On 22 June 2017, some 18 months after committing to support the aims of the Paris Agreement, Australia’s big four banks all contributed to a deal to finance more oil and gas exploration and production.
Clearly, ANZ, CommBank, NAB and Westpac are yet to come to terms with exactly what needs to be done to limit global warming to well below two degrees.
The June loan saw a total of US$600 million flow from a syndicate – including the big four Australian banks and 10 international banks – to Papua New Guinea-based petroleum company Oil Search. The Aussie banks contributed US$55 million (AU$77 million) each.
As reported by IJGlobal, the purpose of the loan was to cover “general corporate purposes including payment of fees under the Finance Documents, capital expenditure, acquisitions, investments and equity commitments under any project financing”.
For an oil and gas company like Oil Search, a lot of capital expenditure goes towards finding and developing new oil and gas reserves. Equity commitments under project financing would allow Oil Search to take ownership stakes in new oil or gas production or transport projects like production wells or pipelines.
Out of line with 2°C
Oil Search is one of three Australian-listed companies to have featured in a recent Climate Tracker report, which found that US$2.3 trillion of projected capital expenditure (capex) on upstream oil and gas projects would be wasted under a 2°C warming scenario.
The analysis found that 50-60% of Oil Search’s projected upstream capex would be outside the 2°C carbon budget, placing the company in the in the top 10 most exposed publicly-listed oil and gas producers in the world.
To put it simply, the report found that Oil Search’s ‘business as usual’ operations would be completely out of line with the global commitment to limit warming to less than 2°C.
Capacity for change?
Market Forces worked with shareholders earlier this year to produce a commitment from Oil Search to measure and disclose the risks posed to the company under both 1.5 and 2°C warming limited scenarios. This points Oil Search ahead of their peers on climate risk disclosure, but the company isn’t shy about its plans to grow its reserves of fossil fuels.

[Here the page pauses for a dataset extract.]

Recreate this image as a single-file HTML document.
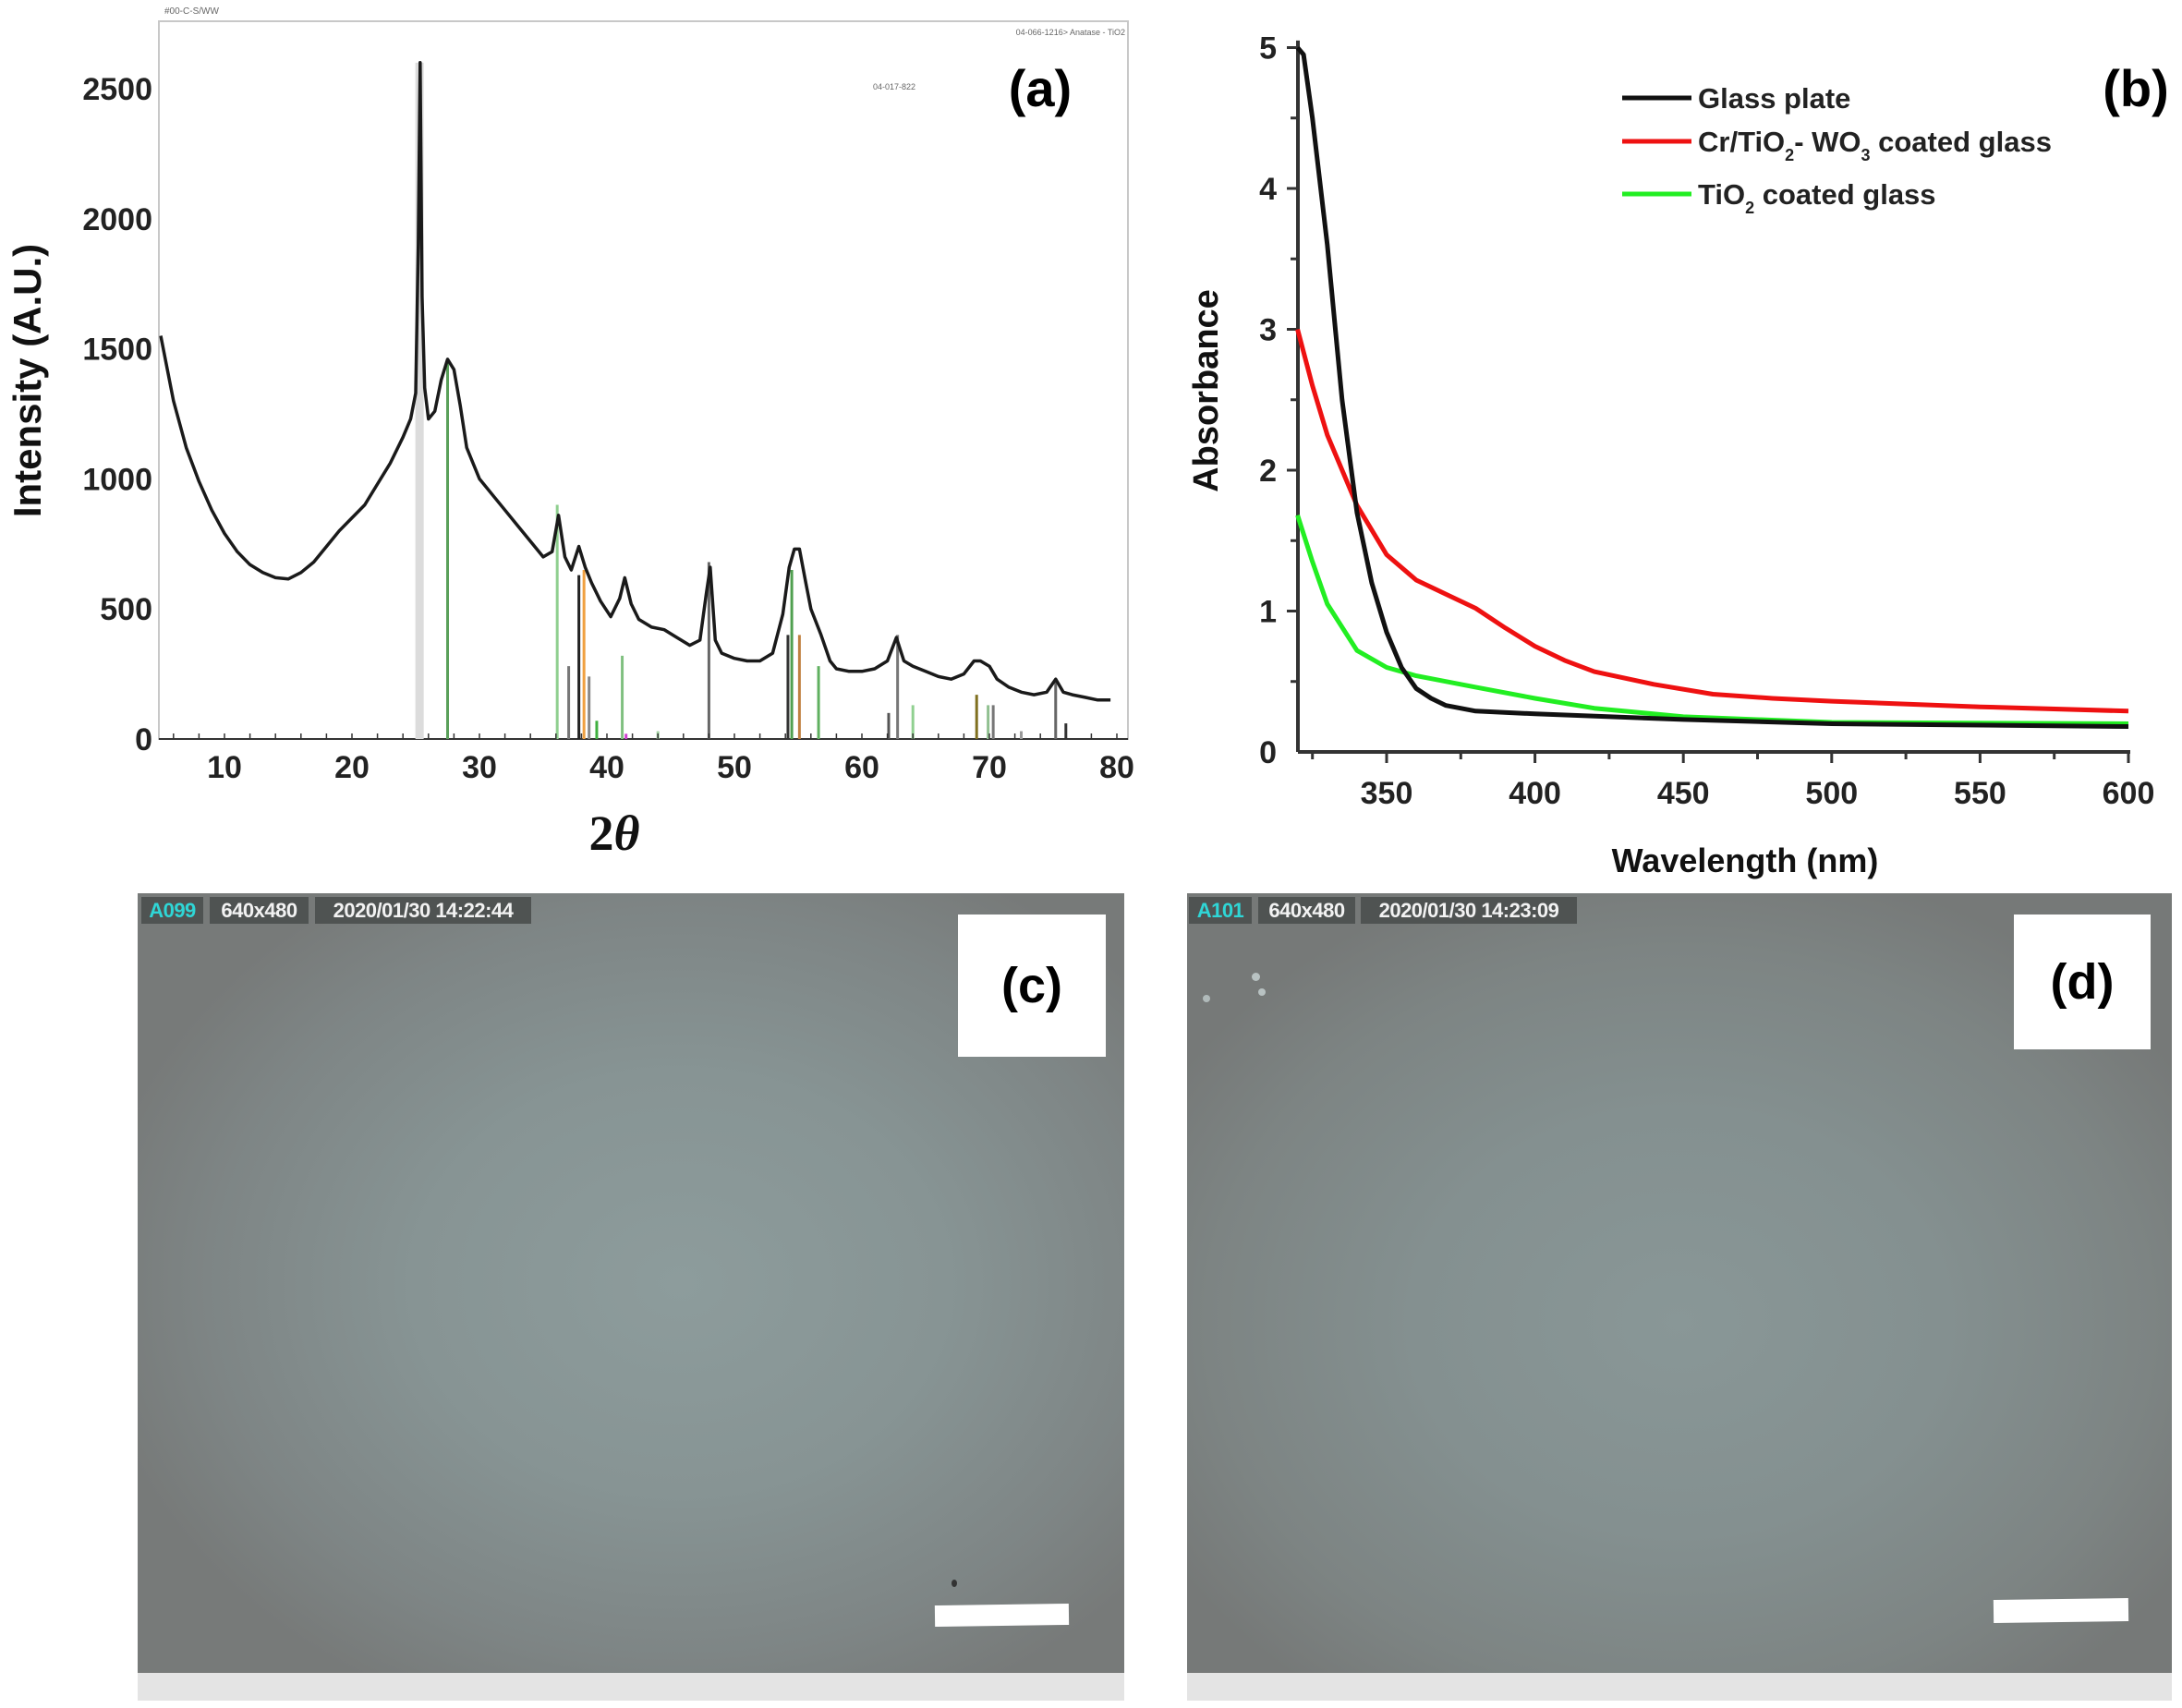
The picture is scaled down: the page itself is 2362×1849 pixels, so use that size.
<!DOCTYPE html>
<html><head><meta charset="utf-8">
<style>
html,body{margin:0;padding:0;background:#fff;}
body{width:2362px;height:1849px;position:relative;overflow:hidden;font-family:"Liberation Sans",sans-serif;}
svg{position:absolute;left:0;top:0;}
.photo{position:absolute;}
.hdr{position:absolute;top:971px;height:29px;background:#4f5352;color:#f2f2f2;font:bold 22px "Liberation Sans",sans-serif;line-height:29px;text-align:center;letter-spacing:-0.5px;}
.lbl{position:absolute;background:#fff;font:bold 54px "Liberation Sans",sans-serif;display:flex;align-items:center;justify-content:center;color:#000;}
.bar{position:absolute;background:#fff;}
</style></head><body>
<div class="photo" style="left:149px;top:967px;width:1068px;height:844px;background:radial-gradient(ellipse 60% 60% at 55% 50%,#8d9c9c 0%,#879494 45%,#7e8585 80%,#777a79 100%);"></div>
<div class="photo" style="left:149px;top:1811px;width:1068px;height:30px;background:#e4e4e4;"></div>
<div class="photo" style="left:1285px;top:967px;width:1066px;height:844px;background:radial-gradient(ellipse 60% 60% at 50% 55%,#899797 0%,#849090 45%,#7d8483 80%,#767978 100%);"></div>
<div class="photo" style="left:1285px;top:1811px;width:1066px;height:30px;background:#e4e4e4;"></div>

<div class="hdr" style="left:153px;width:67px;color:#2fd6d6;">A099</div>
<div class="hdr" style="left:227px;width:107px;">640x480</div>
<div class="hdr" style="left:341px;width:234px;">2020/01/30 14:22:44</div>
<div class="hdr" style="left:1287px;width:68px;color:#2fd6d6;">A101</div>
<div class="hdr" style="left:1362px;width:105px;">640x480</div>
<div class="hdr" style="left:1473px;width:234px;">2020/01/30 14:23:09</div>

<div class="lbl" style="left:1037px;top:990px;width:160px;height:154px;">(c)</div>
<div class="lbl" style="left:2180px;top:990px;width:148px;height:146px;">(d)</div>
<div class="bar" style="left:1012px;top:1737px;width:145px;height:23px;transform:rotate(-0.8deg);"></div>
<div class="bar" style="left:2158px;top:1731px;width:146px;height:25px;transform:rotate(-0.8deg);"></div>
<div style="position:absolute;left:1030px;top:1710px;width:6px;height:8px;border-radius:50%;background:#333;"></div>
<div style="position:absolute;left:1355px;top:1053px;width:9px;height:9px;border-radius:50%;background:#b8c2c2;"></div>
<div style="position:absolute;left:1362px;top:1070px;width:8px;height:8px;border-radius:50%;background:#b8c2c2;"></div>
<div style="position:absolute;left:1302px;top:1077px;width:8px;height:8px;border-radius:50%;background:#b0baba;"></div>

<svg id="chart" width="2362" height="1849" xmlns="http://www.w3.org/2000/svg"></svg>

<script>
// ---------- Panel (a) XRD data ----------
const xrdTheta = [5,6,7,8,9,10,11,12,13,14,15,16,17,18,19,20,21,22,23,24,24.6,25.0,25.2,25.35,25.5,25.7,26.0,26.5,27.0,27.5,28.0,28.5,29,30,31,32,33,34,35,35.7,36.2,36.7,37.2,37.8,38.3,38.8,39.5,40.3,41,41.4,41.9,42.5,43.5,44.5,45.5,46.5,47.3,47.8,48.1,48.5,49,50,51,52,53,53.8,54.3,54.7,55.1,55.6,56,56.8,57.5,58,59,60,61,62,62.7,63.3,64,65,66,67,68,68.8,69.3,70,70.6,71.5,72.5,73.5,74.5,75.2,75.8,76.5,77.5,78.5,79.5,80.5];
const xrdInt = [1550,1300,1120,990,880,790,720,670,640,620,615,640,680,740,800,850,900,980,1060,1160,1230,1330,1900,2600,1700,1350,1230,1260,1380,1460,1420,1280,1120,1000,940,880,820,760,700,720,860,700,650,740,660,600,530,470,540,620,520,460,430,420,390,360,380,560,660,380,330,310,300,300,330,480,660,730,730,600,500,400,300,270,260,260,270,300,390,300,280,260,240,230,250,300,300,280,230,200,180,170,180,230,180,170,160,150,150];
const stickPos = [25.3,27.5,36.1,37.0,37.8,38.2,38.6,39.2,41.2,41.5,44.0,48.0,54.2,54.5,55.1,56.6,62.1,62.8,64.0,69.0,69.9,70.3,72.5,75.2,76.0];
const stickInt = [2600,1450,900,280,630,650,240,70,320,20,30,680,400,650,400,280,100,400,130,170,130,130,30,230,60];
const stickCol = ["#dcdcdc","#5aa05a","#8fcf8f","#777","#222","#f0a040","#888","#40b040","#80c080","#d040d0","#9fd09f","#666","#333","#50a050","#c08040","#60b060","#555","#777","#90d090","#807020","#90c090","#777","#999","#666","#333"];
const xTicksA = [10,20,30,40,50,60,70,80];
const yTicksA = [0,500,1000,1500,2000,2500];

// ---------- Panel (b) UV-vis data ----------
const wlGlass = [320,322,325,330,335,340,345,350,355,360,365,370,380,400,450,500,600];
const absGlass = [5,4.95,4.5,3.6,2.5,1.7,1.2,0.85,0.6,0.45,0.38,0.33,0.29,0.27,0.23,0.2,0.18];
const wlCr = [320,325,330,340,350,360,370,380,390,400,410,420,440,460,480,500,550,600];
const absCr = [3.0,2.6,2.25,1.75,1.4,1.22,1.12,1.02,0.88,0.75,0.65,0.57,0.48,0.41,0.38,0.36,0.32,0.29];
const wlTi = [320,325,330,340,350,360,380,400,420,450,500,600];
const absTi = [1.68,1.35,1.05,0.72,0.6,0.54,0.46,0.38,0.31,0.25,0.21,0.2];
const xTicksB = [350,400,450,500,550,600];
const yTicksB = [0,1,2,3,4,5];

const NS="http://www.w3.org/2000/svg";
const svg=document.getElementById('chart');
function mk(tag,attrs,parent){const e=document.createElementNS(NS,tag);for(const k in attrs)e.setAttribute(k,attrs[k]);(parent||svg).appendChild(e);return e;}

// ---- axes (a)
const AL=172,AR=1221,AT=23,AB=800;
const xa=v=>243+(v-10)*(1209-243)/70;
const ya=v=>800-v*(800-96)/2500;
const ga=mk('g',{});


const frame=mk('rect',{x:AL,y:AT,width:AR-AL,height:AB-AT,fill:'none',stroke:'#c8c8c8','stroke-width':2},ga);


mk('line',{x1:AL,y1:AB,x2:AR,y2:AB,stroke:'#333','stroke-width':2},ga);
for(let i=0;i<stickPos.length;i++){
  const l=mk('line',{x1:xa(stickPos[i]),x2:xa(stickPos[i]),y1:ya(0),y2:ya(stickInt[i]),stroke:stickCol[i],'stroke-width':i===0?9:3},ga);
  
  
}
let d='';
for(let i=0;i<xrdTheta.length;i++){d+=(i?'L':'M')+xa(xrdTheta[i]).toFixed(1)+' '+ya(xrdInt[i]).toFixed(1);}
const xrdLine=mk('path',{d:d,fill:'none',stroke:'#1a1a1a','stroke-width':3.5,'stroke-linejoin':'round'},ga);


for(let v=6;v<=80;v+=2){mk('line',{x1:xa(v),x2:xa(v),y1:AB,y2:AB-6,stroke:'#333','stroke-width':1.5},ga);}
xTicksA.forEach(v=>{
  const t=mk('text',{x:xa(v),y:842,'text-anchor':'middle','font-size':34,'font-weight':'bold',fill:'#222','font-family':'Liberation Sans, sans-serif'},ga);
  t.textContent=v;
  
  
});
yTicksA.forEach(v=>{
  const t=mk('text',{x:165,y:ya(v)+12,'text-anchor':'end','font-size':34,'font-weight':'bold',fill:'#222','font-family':'Liberation Sans, sans-serif'},ga);
  t.textContent=v;
  
  
});
let t=mk('text',{x:0,y:0,transform:'translate(44,412) rotate(-90)','text-anchor':'middle','font-size':42,'font-weight':'bold',fill:'#111'},ga);
t.textContent='Intensity (A.U.)';


t=mk('text',{x:665,y:920,'text-anchor':'middle','font-size':54,'font-weight':'bold',fill:'#111','font-family':'Liberation Serif, serif'},ga);
t.innerHTML='2<tspan font-style="italic">θ</tspan>';


t=mk('text',{x:1126,y:115,'text-anchor':'middle','font-size':56,'font-weight':'bold',fill:'#000'},ga);
t.textContent='(a)';


t=mk('text',{x:178,y:15,'font-size':10,fill:'#666'},ga);
t.textContent='#00-C-S/WW';


t=mk('text',{x:1218,y:38,'text-anchor':'end','font-size':9,fill:'#666'},ga);
t.textContent='04-066-1216> Anatase - TiO2';


t=mk('text',{x:945,y:97,'font-size':9,fill:'#666'},ga);
t.textContent='04-017-822';



// ---- axes (b)
const BL=1405,BR=2306,BB=814;
const xb=v=>1501+(v-350)*(2304-1501)/250;
const yb=v=>814-v*152.5;
const gb=mk('g',{});


mk('line',{x1:BL,y1:yb(5.05),x2:BL,y2:BB,stroke:'#333','stroke-width':4},gb);
mk('line',{x1:BL,y1:BB,x2:BR,y2:BB,stroke:'#333','stroke-width':4},gb);
for(let v=325;v<=600;v+=25){mk('line',{x1:xb(v),x2:xb(v),y1:BB,y2:BB+(v%50===0?12:8),stroke:'#333','stroke-width':3},gb);}
for(let v=0.5;v<=5;v+=0.5){mk('line',{x1:BL,x2:BL-(v%1===0?12:8),y1:yb(v),y2:yb(v),stroke:'#333','stroke-width':3},gb);}
xTicksB.forEach(v=>{
  const tt=mk('text',{x:xb(v),y:870,'text-anchor':'middle','font-size':34,'font-weight':'bold',fill:'#222'},gb);
  tt.textContent=v;
  
  
});
yTicksB.forEach(v=>{
  const tt=mk('text',{x:1382,y:yb(v)+12,'text-anchor':'end','font-size':34,'font-weight':'bold',fill:'#222'},gb);
  tt.textContent=v;
  
  
});
function series(xs,ys,col,name){
  let p='';
  for(let i=0;i<xs.length;i++){p+=(i?'L':'M')+xb(xs[i]).toFixed(1)+' '+yb(ys[i]).toFixed(1);}
  const e=mk('path',{d:p,fill:'none',stroke:col,'stroke-width':5,'stroke-linejoin':'round'},gb);
  
  
}
series(wlTi,absTi,'#22ee22','series-tio2-coated');
series(wlCr,absCr,'#ee1111','series-cr-tio2-wo3');
series(wlGlass,absGlass,'#111','series-glass-plate');
t=mk('text',{x:0,y:0,transform:'translate(1318,423) rotate(-90)','text-anchor':'middle','font-size':38,'font-weight':'bold',fill:'#111'},gb);
t.textContent='Absorbance';


t=mk('text',{x:1889,y:944,'text-anchor':'middle','font-size':36,'font-weight':'bold',fill:'#111'},gb);
t.textContent='Wavelength (nm)';


t=mk('text',{x:2312,y:115,'text-anchor':'middle','font-size':56,'font-weight':'bold',fill:'#000'},gb);
t.textContent='(b)';


const legCols=['#111','#ee1111','#22ee22'];
const legY=[106,153,210];
const legTxt=['Glass plate','Cr/TiO<tspan baseline-shift="sub" font-size="18">2</tspan>- WO<tspan baseline-shift="sub" font-size="18">3</tspan> coated glass',' TiO<tspan baseline-shift="sub" font-size="18">2</tspan> coated glass'];
for(let i=0;i<3;i++){
  const le=mk('g',{},gb);
  
  
  mk('line',{x1:1756,x2:1831,y1:legY[i],y2:legY[i],stroke:legCols[i],'stroke-width':5},le);
  const lt=mk('text',{x:1838,y:legY[i]+11,'font-size':31,'font-weight':'bold',fill:'#222'},le);
  lt.innerHTML=legTxt[i];
}
</script>
</body></html>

When committing to climate risk disclosure at the company’s annual general meeting, Oil Search’s Chairman Rick Lee was keen to stress that the company would continue to search for and produce more fossil fuels. While their 1.5 and 2°C scenarios are still the best part of a year away, it’s going to be interesting to see how this view gets reconciled with Carbon Tracker’s findings.
The big banks aren’t getting it
The massive bank loan to Oil Search will clearly go towards projects that expand the scale of the fossil fuel industry. As shown by the Carbon Tracker report, this expansion is out of line with the internationally accepted 2°C warming limit.
So how can the big four banks balance the Oil Search loan with their 2°C commitments? It seems that still, after 18 months, our banks don’t understand just what operating in line with the Paris Agreement looks like.